De acuerdo a la tradición, un proverbio —o maldición— chino se expresaría en la frase “que vivas tiempos interesantes”, aludiendo con ello a periodos de transformación y cambio, de desasosiego, de fractura del orden establecido e inicio de épocas nuevas, con todo lo de zozobra y creatividad que ello tiende a suponer. Tiempos interesantes capaces de remover las más asentadas prácticas y alterar las más institucionalizadas rutinas. Por ello, quizás es para algunos una maldición y para otros un espacio de renovación necesaria. Creemos que el dicho en cuestión puede aplicarse de forma pertinente para la Iglesia Católica chilena durante los agitados años finales de la década de 1960, marcados por una agudizada politización y visibilidad pública, por la realización de un Sínodo en la ciudad de Santiago que tenía como objetivo la aplicación de las orientaciones del Concilio Vaticano II en la comunidad local y por la toma de la Catedral el 11 de agosto de 1968, que puso de manifiesto tanto las impaciencias contingentes como los temas de controversia que recorrían al catolicismo chileno en ese entonces.

Lo que se ha querido hacer en este libro es dar cuenta de los distintos planos de diálogo y controversia que esta coyuntura representó para la comunidad de las y los católicos en Chile, en los marcos no solo del aggiornamento global, sino que en lo fundamental a partir de los procesos internos que la Iglesia Católica experimentaba en el país. Como notas de contexto se hacen evidentes tanto el desarrollo de un gobierno demócratacristiano hacia el cual gran parte de la institución católica había manifestado cercanía; como el doble proceso de acercamiento al marxismo y la agudización de posturas contrarias a este, producto de un diagnóstico —en gran medida elaborado al interior de instituciones de pensamiento católicas— de cambio social acelerado, conflictivo y para algunos inevitable. De forma más puntual, al mismo tiempo que significativa para los argumentos que aquí se desenvuelven, los acontecimientos de 1967-1968 se podrían interpretar desde la lógica de la comprensión de la sociedad chilena como una sociedad secularizada, pero no en la acepción de una secularización entendida como la expulsión o interdicción de las opiniones religiosamente fundadas del espacio público, sino que de la aceptación de este tipo de opiniones y acciones —desde los agentes que las promovían— como parte de un derecho de incidencia ya no trascendentemente fundado, sino que incardinado en las tareas que la misma convicción religiosa motivaba.
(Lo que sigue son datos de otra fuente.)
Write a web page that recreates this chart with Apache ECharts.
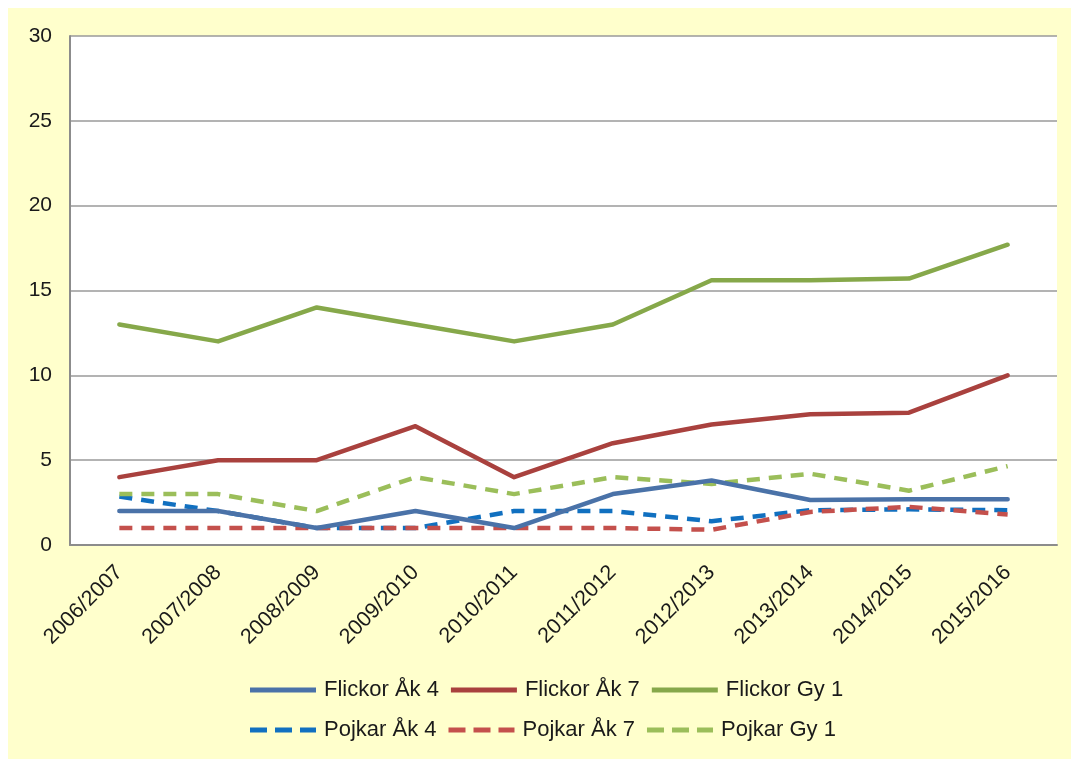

En otras palabras —y siguiendo de cerca al filósofo Charles Taylor— los mismos agentes cristianos, a lo largo y ancho de la institución y en cada uno de sus participantes —laicado, clero, jerarquía— consideraron la oportunidad y eficacia de su accionar contingente como un mandato, ya no revestido de la supremacía o providencialidad de lo sagrado, sino que intensamente histórico, y por ello, contradictorio, temporal, humano.

Como aquí se busca detallar, este tipo de convicción de alguna forma dominante en las capas más visibles del catolicismo chileno del periodo aquí analizado —tal vez mayoritaria, pero difícil de cuantificar— fue efectuada con matices y agudas polémicas. Como quizás nunca antes, y probablemente nunca después, los espacios de argumentación y contra-argumentación de las distintas posturas fueron variados y en gran medida transparentes. De más está decir que la amplitud de los medios de expresión católicos favorecían este debate, en tanto era en el espacio público donde se tenía como necesario y productivo sostenerlo. Pero más allá de ello, la profundidad de los temas debatidos y el ánimo global que los amparaba se tradujeron en que desde el interior del catolicismo chileno se abriera una instancia de diálogo multiestamental como el Sínodo, que operó como plataforma y caja de resonancia de conflictos, demandas y expectativas de la grey católica y sus pastores, así como de indicador de los alcances y límites que las mismas proposiciones en él formuladas tendrían a la larga, más aún tras el evento axial que representó la toma de la Catedral.

Por todo ello, el relato que aquí se despliega busca ser no solo una historia institucional de este momento del catolicismo chileno, sino también una historia política e intelectual de sus actores, sus controversias, sus proyectos de futuro. Una memoria de eventos pasados que, tras cincuenta años, pueden ser útiles para una reflexión hoy.